André Leon Talley Reminds Critics That Kamala Is Not Covering Vogue as a Fashion Star
When Vogue revealed its February issue with Vice President-elect Kamala Harris on the cover, it immediately drew criticism, praise, and a whole lot of conversation all at once. As the first Black woman and first South Asian American woman sworn into either of the nation's highest two offices, Kamala is making history. But for her first cover on the fashion magazine, many criticized the lighting and styling as diminishing the great power she represents, while others appreciated her staying true to her classic Converse style. On Jan. 12, fashion journalist and former American editor at large of Vogue André Leon Talley shared his thoughts on the highly discussed cover, and he raised some powerful points about the image our future VP is portraying.
André has been open about his experience with racism in the fashion world, but off the bat, he declared the cover as "GREAT. JUST GREAT! GREAT." In an Instagram post featuring the full-body cover, he wrote: "She selected her personal wardrobe choices. Her work uniform with her ubiquitous Converse sneakers is aspirational. I predict it's going to set a trend for all young women all over the world, are going to dress like Kamala Harris. Not everyone evolves wishing to be a screen star, or a music vixen, or a Kardashian beauty empress. There are girls who will see in this cover, something wonderful."
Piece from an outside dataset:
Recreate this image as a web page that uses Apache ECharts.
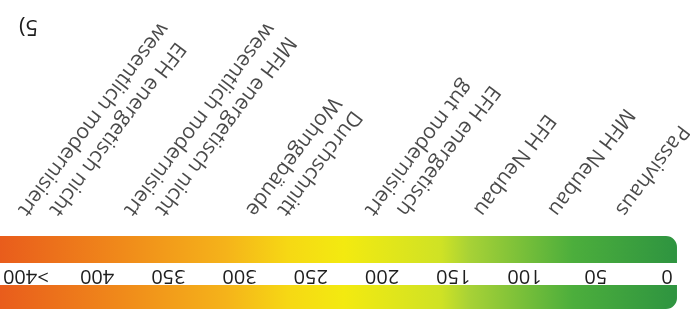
<!DOCTYPE html>
<html>
<head>
<meta charset="utf-8">
<script src="https://cdn.jsdelivr.net/npm/echarts@6/dist/echarts.min.js"></script>
<style>
  html, body { margin: 0; padding: 0; background: #fff; }
  /* die Vorlage liegt auf dem Kopf */
  #chart { width: 690px; height: 309px; transform: rotate(180deg); }
</style>
</head>
<body>
<div id="chart"></div>
<script>
  // Skala (kWh/m²a)
  const tickStep = 50
  const tickLabels = ['0', '50', '100', '150', '200', '250', '300', '350', '400', '>400']
  const scaleStart = -7
  const scaleEnd = 480

  // Gebäudetypen und ihre Lage auf der Skala
  const buildingTypes = [
    'Passivhaus',
    'MFH Neubau',
    'EFH Neubau',
    'EFH energetisch\ngut modernisiert',
    'Durchschnitt\nWohngebäude',
    'MFH energetisch nicht\nwesentlich modernisiert',
    'EFH energetisch nicht\nwesentlich modernisiert'
  ]
  const buildingPositions = [34, 81, 133, 187, 270, 355, 429]

  const footnote = '5)'

  const gradientStops = [
    [0, '#2e9440'],
    [0.15, '#4cae3c'],
    [0.3, '#a8d236'],
    [0.34, '#cfe225'],
    [0.48, '#f3ea10'],
    [0.56, '#f6d814'],
    [0.65, '#f5b31a'],
    [0.8, '#f08a1a'],
    [1, '#e8561c']
  ]

  let myChart = echarts.init(document.getElementById('chart'))

  function renderScale (params, api) {
    const x0 = api.coord([api.value(0), 0])[0]
    const x1 = api.coord([api.value(1), 0])[0]
    const cs = params.coordSys
    return {
      type: 'group',
      children: [
        {
          type: 'rect',
          shape: { x: x0, y: cs.y, width: x1 - x0, height: cs.height, r: 11 },
          style: {
            fill: new echarts.graphic.LinearGradient(0, 0, 1, 0,
              gradientStops.map(s => ({ offset: s[0], color: s[1] })))
          }
        },
        {
          type: 'rect',
          shape: { x: x0 - 5, y: cs.y + 24, width: x1 - x0 + 10, height: 22 },
          style: { fill: '#ffffff' }
        }
      ]
    }
  }

  myChart.setOption({
    backgroundColor: '#ffffff',
    animation: false,
    title: {
      text: footnote,
      right: 14,
      top: 267,
      textStyle: { fontFamily: 'Open Sans', fontSize: 22, fontWeight: 'normal', color: '#1e1e1e' }
    },
    grid: [
      { left: 23, right: 22, top: -2, height: 75 },
      { left: 23, right: 22, top: 71, height: 2 }
    ],
    xAxis: [
      {
        gridIndex: 0,
        type: 'value',
        min: 0,
        max: tickStep * (tickLabels.length - 1),
        interval: tickStep,
        offset: -40,
        z: 10,
        axisLine: { show: false },
        axisTick: { show: false },
        splitLine: { show: false },
        axisLabel: {
          margin: 0,
          verticalAlign: 'middle',
          showMinLabel: true,
          showMaxLabel: true,
          fontFamily: 'Open Sans',
          fontSize: 20,
          color: '#1e1e1e',
          formatter: v => tickLabels[Math.round(v / tickStep)]
        }
      },
      {
        gridIndex: 1,
        type: 'value',
        min: 0,
        max: tickStep * (tickLabels.length - 1),
        show: false
      }
    ],
    yAxis: [
      { gridIndex: 0, type: 'value', min: 0, max: 1, show: false },
      { gridIndex: 1, type: 'value', min: 0, max: 1, show: false }
    ],
    series: [
      {
        type: 'custom',
        xAxisIndex: 0,
        yAxisIndex: 0,
        clip: false,
        silent: true,
        renderItem: renderScale,
        data: [[scaleStart, scaleEnd]],
        z: 1
      },
      {
        type: 'scatter',
        xAxisIndex: 1,
        yAxisIndex: 1,
        symbolSize: 0,
        silent: true,
        data: buildingPositions.map((p, i) => ({ name: buildingTypes[i], value: [p, 0] })),
        label: {
          show: true,
          position: [0, 0],
          rotate: 53,
          align: 'right',
          verticalAlign: 'top',
          formatter: p => {
            const lines = p.name.split('\n')
            return lines.map((l, i) => (i === 0 ? '{a|' : '{b|') + l + '}').join('\n')
          },
          rich: {
            a: { fontFamily: 'Open Sans', fontSize: 21, lineHeight: 25, color: '#1a1a1a', align: 'right', padding: [0, 19, 0, 0] },
            b: { fontFamily: 'Open Sans', fontSize: 21, lineHeight: 25, color: '#1a1a1a', align: 'right' }
          }
        }
      }
    ]
  })
</script>
</body>
</html>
He went on to praise photographer Tyler Mitchell and his modern vision, which is completely evolved from that of Vogue photographers from years before. "His work must be seen through the prism of 2021. We are after all dealing with serious issues: the global Pandemic, the sudden horror of domestic terrorism. Both the digital and the print covers are superb. Knitting controversy is utterly ridiculous. . . . Excellence is required and while fashion is always the core issue, yet the cultural pendulum swings. After all, no one is wearing a stiletto everyday during COVID."
"Her mere strength, her determination and her goals to work for all Americans is foremost."
André explained the preparation that went into Vogue's first profile on Michelle Obama, and how, yes, this is a fashion magazine, but the cover stars are beyond that. "Madame Vice-President-elect has a lot of work to do," he wrote. "And she is not thinking every day about how she is looking. Her mere strength, her determination and her goals to work for all Americans is foremost. A simple black jacket, a tee shirt, a simple strand of pearls, and her beautiful hair, her smile, her warmth suggests all the elegance one desires." As for the pink and green background representing her Alpha Kappa Alpha roots, André applauded it as "symbolic."
While it is understood Kamala's team approved her outfits and chose her styling, and André has made powerful points about Kamala's photos, there's no denying that there's still a lot of work to be done about Vogue's portrayal of Black women on covers.